**Records contained in a dataset:**
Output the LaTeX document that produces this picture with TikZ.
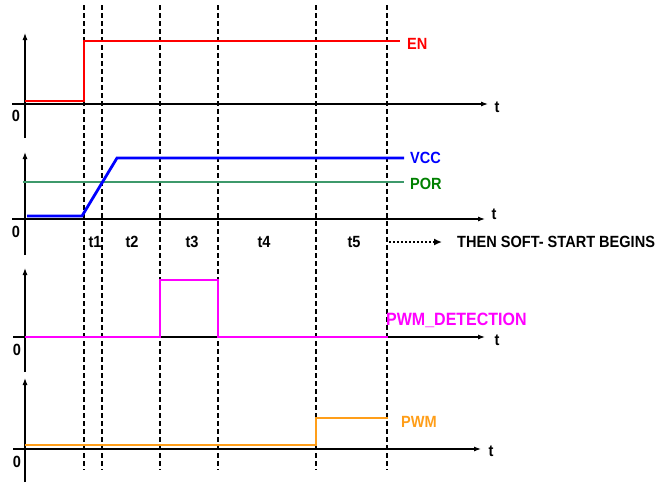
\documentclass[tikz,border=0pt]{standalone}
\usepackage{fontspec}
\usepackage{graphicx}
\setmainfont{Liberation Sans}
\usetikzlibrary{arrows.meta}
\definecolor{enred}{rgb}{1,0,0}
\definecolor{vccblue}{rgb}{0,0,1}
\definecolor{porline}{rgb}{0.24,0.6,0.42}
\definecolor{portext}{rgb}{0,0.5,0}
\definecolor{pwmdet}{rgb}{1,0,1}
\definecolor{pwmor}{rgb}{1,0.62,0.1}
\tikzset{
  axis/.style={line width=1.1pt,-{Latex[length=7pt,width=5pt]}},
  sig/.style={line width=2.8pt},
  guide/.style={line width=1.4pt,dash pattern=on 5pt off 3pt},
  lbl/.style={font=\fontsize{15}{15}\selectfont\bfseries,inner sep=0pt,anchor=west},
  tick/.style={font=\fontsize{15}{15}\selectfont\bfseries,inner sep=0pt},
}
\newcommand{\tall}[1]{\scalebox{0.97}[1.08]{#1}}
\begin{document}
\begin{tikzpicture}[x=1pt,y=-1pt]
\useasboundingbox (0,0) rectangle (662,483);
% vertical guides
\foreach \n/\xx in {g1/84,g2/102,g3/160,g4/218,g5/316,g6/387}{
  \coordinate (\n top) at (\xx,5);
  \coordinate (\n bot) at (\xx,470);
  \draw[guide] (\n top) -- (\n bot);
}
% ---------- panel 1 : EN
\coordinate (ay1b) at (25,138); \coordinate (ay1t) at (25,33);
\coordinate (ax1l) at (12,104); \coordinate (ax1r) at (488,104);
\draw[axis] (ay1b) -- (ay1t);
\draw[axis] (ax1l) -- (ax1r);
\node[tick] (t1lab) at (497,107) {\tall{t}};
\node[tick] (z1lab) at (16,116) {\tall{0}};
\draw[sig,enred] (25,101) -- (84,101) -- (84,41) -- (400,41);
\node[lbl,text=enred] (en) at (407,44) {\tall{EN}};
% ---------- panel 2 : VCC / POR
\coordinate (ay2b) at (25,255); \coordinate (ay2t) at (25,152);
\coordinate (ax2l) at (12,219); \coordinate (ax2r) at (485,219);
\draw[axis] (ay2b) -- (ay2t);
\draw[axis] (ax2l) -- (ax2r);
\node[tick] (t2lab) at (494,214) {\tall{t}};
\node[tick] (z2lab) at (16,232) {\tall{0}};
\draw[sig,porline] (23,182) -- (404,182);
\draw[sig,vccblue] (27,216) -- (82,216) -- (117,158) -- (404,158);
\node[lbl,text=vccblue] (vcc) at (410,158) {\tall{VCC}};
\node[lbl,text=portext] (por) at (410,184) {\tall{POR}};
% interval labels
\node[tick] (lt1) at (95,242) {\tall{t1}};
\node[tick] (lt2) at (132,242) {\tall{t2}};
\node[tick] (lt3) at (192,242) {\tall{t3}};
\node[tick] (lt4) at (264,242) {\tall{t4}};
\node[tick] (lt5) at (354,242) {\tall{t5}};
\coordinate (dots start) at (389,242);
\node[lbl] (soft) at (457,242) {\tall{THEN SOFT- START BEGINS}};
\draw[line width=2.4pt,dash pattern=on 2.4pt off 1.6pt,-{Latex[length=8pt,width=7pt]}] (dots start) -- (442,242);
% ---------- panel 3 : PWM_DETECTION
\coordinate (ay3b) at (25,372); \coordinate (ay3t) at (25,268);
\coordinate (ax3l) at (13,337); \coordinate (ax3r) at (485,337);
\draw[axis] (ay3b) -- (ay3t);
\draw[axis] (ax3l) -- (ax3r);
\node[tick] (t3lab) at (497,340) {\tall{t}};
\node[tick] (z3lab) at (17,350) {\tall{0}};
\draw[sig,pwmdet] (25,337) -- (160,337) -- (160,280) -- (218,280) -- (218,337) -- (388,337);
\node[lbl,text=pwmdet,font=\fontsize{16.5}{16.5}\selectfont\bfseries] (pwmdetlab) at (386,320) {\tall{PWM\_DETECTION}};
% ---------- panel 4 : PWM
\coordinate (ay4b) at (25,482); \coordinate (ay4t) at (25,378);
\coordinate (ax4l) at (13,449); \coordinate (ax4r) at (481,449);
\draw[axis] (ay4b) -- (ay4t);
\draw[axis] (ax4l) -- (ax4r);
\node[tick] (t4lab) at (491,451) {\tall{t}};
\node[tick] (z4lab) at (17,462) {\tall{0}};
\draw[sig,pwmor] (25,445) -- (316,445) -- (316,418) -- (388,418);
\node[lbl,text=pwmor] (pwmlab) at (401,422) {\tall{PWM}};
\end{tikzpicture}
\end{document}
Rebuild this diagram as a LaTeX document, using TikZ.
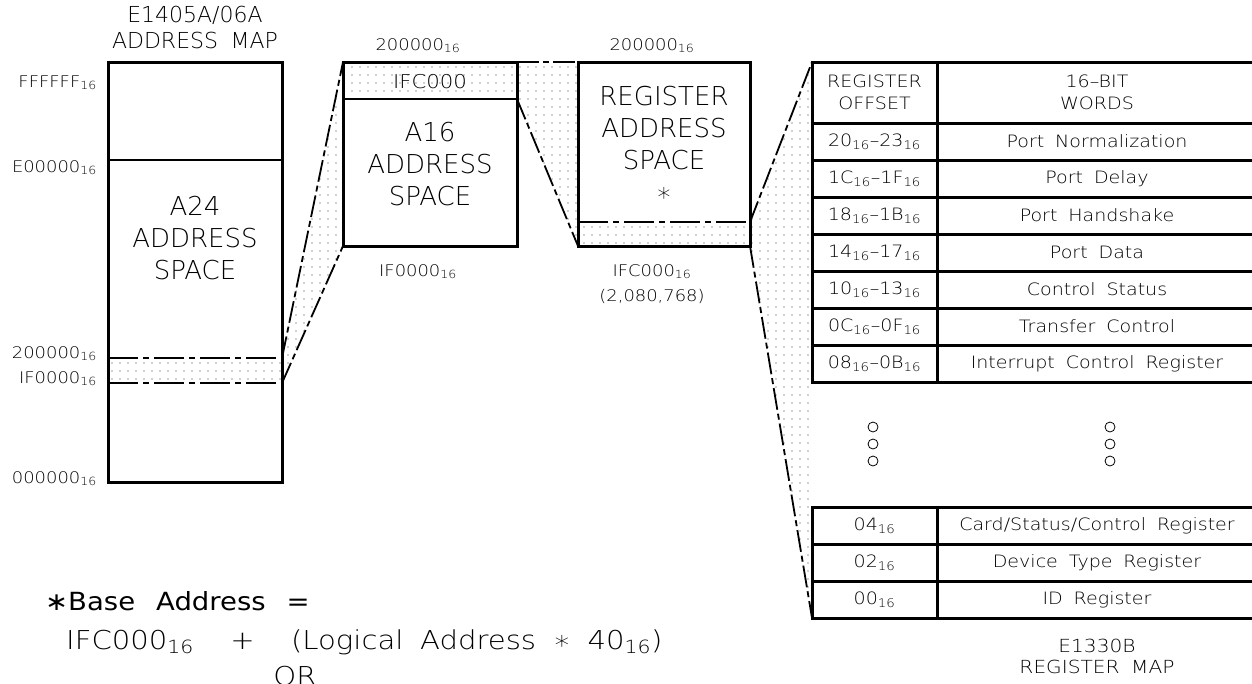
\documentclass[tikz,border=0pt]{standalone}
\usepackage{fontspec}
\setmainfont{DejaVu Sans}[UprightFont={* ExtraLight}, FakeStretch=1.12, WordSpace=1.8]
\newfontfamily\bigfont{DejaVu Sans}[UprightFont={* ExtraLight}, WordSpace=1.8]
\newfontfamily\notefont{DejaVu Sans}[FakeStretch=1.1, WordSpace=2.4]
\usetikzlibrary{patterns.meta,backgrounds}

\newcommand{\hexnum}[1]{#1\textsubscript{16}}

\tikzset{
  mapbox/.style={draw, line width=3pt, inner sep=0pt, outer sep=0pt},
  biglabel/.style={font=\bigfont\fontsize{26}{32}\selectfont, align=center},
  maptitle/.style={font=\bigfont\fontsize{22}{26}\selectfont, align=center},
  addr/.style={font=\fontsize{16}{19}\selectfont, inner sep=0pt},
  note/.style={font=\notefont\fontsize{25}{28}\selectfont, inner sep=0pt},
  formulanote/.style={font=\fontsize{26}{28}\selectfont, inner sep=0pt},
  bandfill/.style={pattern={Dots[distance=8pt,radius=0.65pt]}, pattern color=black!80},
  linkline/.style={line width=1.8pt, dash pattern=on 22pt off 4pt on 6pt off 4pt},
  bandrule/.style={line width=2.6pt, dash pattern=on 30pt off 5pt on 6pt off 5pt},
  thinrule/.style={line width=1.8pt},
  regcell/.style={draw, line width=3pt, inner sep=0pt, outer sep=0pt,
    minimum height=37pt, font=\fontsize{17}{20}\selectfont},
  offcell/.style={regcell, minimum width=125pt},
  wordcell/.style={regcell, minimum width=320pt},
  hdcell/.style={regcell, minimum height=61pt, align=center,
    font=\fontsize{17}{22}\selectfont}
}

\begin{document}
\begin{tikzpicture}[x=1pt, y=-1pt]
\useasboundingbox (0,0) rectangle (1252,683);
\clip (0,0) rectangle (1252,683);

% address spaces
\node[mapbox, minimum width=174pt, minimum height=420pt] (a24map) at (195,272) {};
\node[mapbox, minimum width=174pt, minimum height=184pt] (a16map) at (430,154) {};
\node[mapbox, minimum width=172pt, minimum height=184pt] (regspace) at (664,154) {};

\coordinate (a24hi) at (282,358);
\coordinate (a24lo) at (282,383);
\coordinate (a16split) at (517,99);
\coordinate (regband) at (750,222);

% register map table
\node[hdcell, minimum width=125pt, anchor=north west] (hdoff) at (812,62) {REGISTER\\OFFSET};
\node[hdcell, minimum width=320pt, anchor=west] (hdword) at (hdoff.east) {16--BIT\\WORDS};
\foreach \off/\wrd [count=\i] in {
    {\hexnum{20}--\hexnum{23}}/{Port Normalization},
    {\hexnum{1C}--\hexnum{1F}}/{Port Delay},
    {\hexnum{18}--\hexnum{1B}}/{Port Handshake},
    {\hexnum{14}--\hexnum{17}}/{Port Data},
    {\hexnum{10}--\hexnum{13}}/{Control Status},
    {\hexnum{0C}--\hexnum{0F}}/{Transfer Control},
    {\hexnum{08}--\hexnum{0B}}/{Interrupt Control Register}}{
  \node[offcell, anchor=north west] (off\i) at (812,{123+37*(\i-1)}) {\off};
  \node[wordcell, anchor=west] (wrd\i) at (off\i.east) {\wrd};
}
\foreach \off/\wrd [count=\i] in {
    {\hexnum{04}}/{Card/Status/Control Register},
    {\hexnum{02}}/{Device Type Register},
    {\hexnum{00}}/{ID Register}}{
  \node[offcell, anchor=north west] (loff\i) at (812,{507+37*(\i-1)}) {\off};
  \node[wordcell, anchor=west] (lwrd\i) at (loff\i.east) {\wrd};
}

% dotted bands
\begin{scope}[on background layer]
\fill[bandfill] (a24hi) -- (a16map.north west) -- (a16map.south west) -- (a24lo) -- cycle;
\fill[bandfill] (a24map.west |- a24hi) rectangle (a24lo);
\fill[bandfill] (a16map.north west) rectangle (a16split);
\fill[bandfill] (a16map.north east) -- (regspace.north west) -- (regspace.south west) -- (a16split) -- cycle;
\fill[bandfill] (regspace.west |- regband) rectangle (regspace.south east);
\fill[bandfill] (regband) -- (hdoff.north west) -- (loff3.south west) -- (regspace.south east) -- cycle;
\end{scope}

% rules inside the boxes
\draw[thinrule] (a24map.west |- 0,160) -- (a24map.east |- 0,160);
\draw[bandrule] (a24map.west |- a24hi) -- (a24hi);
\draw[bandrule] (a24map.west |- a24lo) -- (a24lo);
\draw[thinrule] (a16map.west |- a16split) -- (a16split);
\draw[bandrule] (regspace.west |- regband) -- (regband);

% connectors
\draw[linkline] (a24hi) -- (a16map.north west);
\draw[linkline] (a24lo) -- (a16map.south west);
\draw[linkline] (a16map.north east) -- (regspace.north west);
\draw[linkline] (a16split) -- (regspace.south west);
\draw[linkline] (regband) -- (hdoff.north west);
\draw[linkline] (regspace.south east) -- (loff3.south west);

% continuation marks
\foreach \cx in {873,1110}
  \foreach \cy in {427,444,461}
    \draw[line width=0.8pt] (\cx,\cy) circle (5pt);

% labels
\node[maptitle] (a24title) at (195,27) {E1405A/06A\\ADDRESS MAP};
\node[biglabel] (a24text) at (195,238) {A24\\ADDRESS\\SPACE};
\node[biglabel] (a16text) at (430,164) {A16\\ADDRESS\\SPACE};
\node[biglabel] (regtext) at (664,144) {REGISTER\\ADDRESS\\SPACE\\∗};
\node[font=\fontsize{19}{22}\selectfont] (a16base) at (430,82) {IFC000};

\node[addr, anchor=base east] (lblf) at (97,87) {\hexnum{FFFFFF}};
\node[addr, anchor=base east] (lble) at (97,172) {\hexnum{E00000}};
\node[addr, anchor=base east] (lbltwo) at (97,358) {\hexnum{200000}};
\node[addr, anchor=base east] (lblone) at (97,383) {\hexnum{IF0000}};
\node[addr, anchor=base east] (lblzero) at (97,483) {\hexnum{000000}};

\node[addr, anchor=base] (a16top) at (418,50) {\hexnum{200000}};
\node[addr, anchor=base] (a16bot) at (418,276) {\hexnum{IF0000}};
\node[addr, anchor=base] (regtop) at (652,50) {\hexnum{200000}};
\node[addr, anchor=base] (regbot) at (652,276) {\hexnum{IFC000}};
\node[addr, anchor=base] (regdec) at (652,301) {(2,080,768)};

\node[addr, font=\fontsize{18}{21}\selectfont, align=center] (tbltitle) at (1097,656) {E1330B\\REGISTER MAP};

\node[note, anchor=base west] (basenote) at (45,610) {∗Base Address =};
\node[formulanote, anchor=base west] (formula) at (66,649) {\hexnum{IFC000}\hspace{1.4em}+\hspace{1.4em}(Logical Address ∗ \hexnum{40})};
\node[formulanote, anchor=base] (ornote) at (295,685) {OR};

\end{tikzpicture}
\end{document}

**The exercise:** Search the entries for the word "this", then list each line that holds it.

**Answer in full:**
Output the LaTeX document that produces this picture with TikZ.
Rebuild this diagram as a LaTeX document, using TikZ.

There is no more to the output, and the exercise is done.